GIVEN INFORMATION:
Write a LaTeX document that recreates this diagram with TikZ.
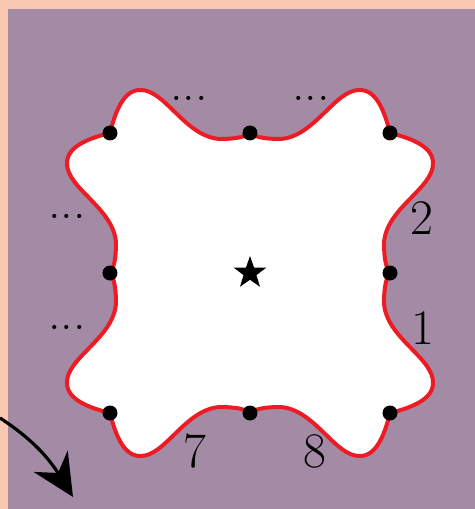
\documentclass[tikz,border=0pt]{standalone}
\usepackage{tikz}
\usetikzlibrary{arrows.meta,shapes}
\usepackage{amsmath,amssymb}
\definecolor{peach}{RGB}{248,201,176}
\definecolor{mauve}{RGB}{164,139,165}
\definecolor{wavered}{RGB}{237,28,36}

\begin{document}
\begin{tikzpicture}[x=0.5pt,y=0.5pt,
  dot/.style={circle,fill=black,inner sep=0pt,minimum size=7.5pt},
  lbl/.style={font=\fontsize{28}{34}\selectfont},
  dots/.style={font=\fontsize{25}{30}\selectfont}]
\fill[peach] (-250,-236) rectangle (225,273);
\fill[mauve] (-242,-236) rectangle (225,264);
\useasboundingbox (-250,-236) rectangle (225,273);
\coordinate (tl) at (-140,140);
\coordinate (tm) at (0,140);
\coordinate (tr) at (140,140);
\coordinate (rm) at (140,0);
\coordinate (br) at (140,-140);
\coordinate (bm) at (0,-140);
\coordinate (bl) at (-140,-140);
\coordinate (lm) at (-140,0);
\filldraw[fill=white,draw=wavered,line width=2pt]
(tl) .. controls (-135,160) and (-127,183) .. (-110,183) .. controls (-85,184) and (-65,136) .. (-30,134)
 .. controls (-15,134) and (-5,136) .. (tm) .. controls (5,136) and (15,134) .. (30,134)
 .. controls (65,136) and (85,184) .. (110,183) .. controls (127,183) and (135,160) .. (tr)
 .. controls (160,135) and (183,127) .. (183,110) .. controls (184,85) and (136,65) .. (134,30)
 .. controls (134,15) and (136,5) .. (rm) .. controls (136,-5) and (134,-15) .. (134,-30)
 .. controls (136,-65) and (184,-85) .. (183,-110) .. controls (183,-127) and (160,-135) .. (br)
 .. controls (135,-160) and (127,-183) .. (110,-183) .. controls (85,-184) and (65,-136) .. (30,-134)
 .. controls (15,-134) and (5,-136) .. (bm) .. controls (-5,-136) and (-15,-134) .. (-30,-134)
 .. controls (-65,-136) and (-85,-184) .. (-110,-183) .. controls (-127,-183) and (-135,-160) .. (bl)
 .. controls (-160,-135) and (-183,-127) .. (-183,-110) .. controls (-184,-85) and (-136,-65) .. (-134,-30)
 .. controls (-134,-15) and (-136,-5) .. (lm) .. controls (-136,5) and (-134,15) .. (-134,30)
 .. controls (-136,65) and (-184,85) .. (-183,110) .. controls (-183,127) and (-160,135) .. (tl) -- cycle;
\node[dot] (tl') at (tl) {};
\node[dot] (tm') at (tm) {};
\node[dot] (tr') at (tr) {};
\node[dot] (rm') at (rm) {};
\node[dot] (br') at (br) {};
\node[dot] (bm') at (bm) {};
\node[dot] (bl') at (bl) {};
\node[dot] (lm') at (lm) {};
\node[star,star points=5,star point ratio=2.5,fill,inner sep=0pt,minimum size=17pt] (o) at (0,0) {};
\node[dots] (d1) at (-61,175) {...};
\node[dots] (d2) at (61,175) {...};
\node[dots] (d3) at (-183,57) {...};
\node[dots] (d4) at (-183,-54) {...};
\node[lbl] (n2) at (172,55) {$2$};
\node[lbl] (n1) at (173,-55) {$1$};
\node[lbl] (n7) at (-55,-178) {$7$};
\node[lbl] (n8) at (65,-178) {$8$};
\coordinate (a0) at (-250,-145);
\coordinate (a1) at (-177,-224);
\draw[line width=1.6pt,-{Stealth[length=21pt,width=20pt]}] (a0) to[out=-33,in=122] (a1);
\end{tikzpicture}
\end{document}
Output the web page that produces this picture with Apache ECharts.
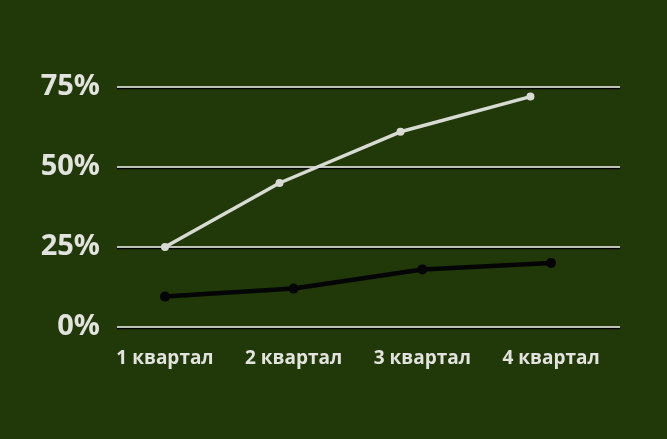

WHAT THE TASK REQUIRES: Quote the records in their entirety, keeping the wording exact and excluding pictures.

ANSWER:
Write a LaTeX document that recreates this diagram with TikZ.
\documentclass[tikz,border=0pt]{standalone}
\usepackage{tikz}
\usetikzlibrary{arrows.meta,shapes}
\usepackage{amsmath,amssymb}
\definecolor{peach}{RGB}{248,201,176}
\definecolor{mauve}{RGB}{164,139,165}
\definecolor{wavered}{RGB}{237,28,36}

\begin{document}
\begin{tikzpicture}[x=0.5pt,y=0.5pt,
  dot/.style={circle,fill=black,inner sep=0pt,minimum size=7.5pt},
  lbl/.style={font=\fontsize{28}{34}\selectfont},
  dots/.style={font=\fontsize{25}{30}\selectfont}]
\fill[peach] (-250,-236) rectangle (225,273);
\fill[mauve] (-242,-236) rectangle (225,264);
\useasboundingbox (-250,-236) rectangle (225,273);
\coordinate (tl) at (-140,140);
\coordinate (tm) at (0,140);
\coordinate (tr) at (140,140);
\coordinate (rm) at (140,0);
\coordinate (br) at (140,-140);
\coordinate (bm) at (0,-140);
\coordinate (bl) at (-140,-140);
\coordinate (lm) at (-140,0);
\filldraw[fill=white,draw=wavered,line width=2pt]
(tl) .. controls (-135,160) and (-127,183) .. (-110,183) .. controls (-85,184) and (-65,136) .. (-30,134)
 .. controls (-15,134) and (-5,136) .. (tm) .. controls (5,136) and (15,134) .. (30,134)
 .. controls (65,136) and (85,184) .. (110,183) .. controls (127,183) and (135,160) .. (tr)
 .. controls (160,135) and (183,127) .. (183,110) .. controls (184,85) and (136,65) .. (134,30)
 .. controls (134,15) and (136,5) .. (rm) .. controls (136,-5) and (134,-15) .. (134,-30)
 .. controls (136,-65) and (184,-85) .. (183,-110) .. controls (183,-127) and (160,-135) .. (br)
 .. controls (135,-160) and (127,-183) .. (110,-183) .. controls (85,-184) and (65,-136) .. (30,-134)
 .. controls (15,-134) and (5,-136) .. (bm) .. controls (-5,-136) and (-15,-134) .. (-30,-134)
 .. controls (-65,-136) and (-85,-184) .. (-110,-183) .. controls (-127,-183) and (-135,-160) .. (bl)
 .. controls (-160,-135) and (-183,-127) .. (-183,-110) .. controls (-184,-85) and (-136,-65) .. (-134,-30)
 .. controls (-134,-15) and (-136,-5) .. (lm) .. controls (-136,5) and (-134,15) .. (-134,30)
 .. controls (-136,65) and (-184,85) .. (-183,110) .. controls (-183,127) and (-160,135) .. (tl) -- cycle;
\node[dot] (tl') at (tl) {};
\node[dot] (tm') at (tm) {};
\node[dot] (tr') at (tr) {};
\node[dot] (rm') at (rm) {};
\node[dot] (br') at (br) {};
\node[dot] (bm') at (bm) {};
\node[dot] (bl') at (bl) {};
\node[dot] (lm') at (lm) {};
\node[star,star points=5,star point ratio=2.5,fill,inner sep=0pt,minimum size=17pt] (o) at (0,0) {};
\node[dots] (d1) at (-61,175) {...};
\node[dots] (d2) at (61,175) {...};
\node[dots] (d3) at (-183,57) {...};
\node[dots] (d4) at (-183,-54) {...};
\node[lbl] (n2) at (172,55) {$2$};
\node[lbl] (n1) at (173,-55) {$1$};
\node[lbl] (n7) at (-55,-178) {$7$};
\node[lbl] (n8) at (65,-178) {$8$};
\coordinate (a0) at (-250,-145);
\coordinate (a1) at (-177,-224);
\draw[line width=1.6pt,-{Stealth[length=21pt,width=20pt]}] (a0) to[out=-33,in=122] (a1);
\end{tikzpicture}
\end{document}
Output the web page that produces this picture with Apache ECharts.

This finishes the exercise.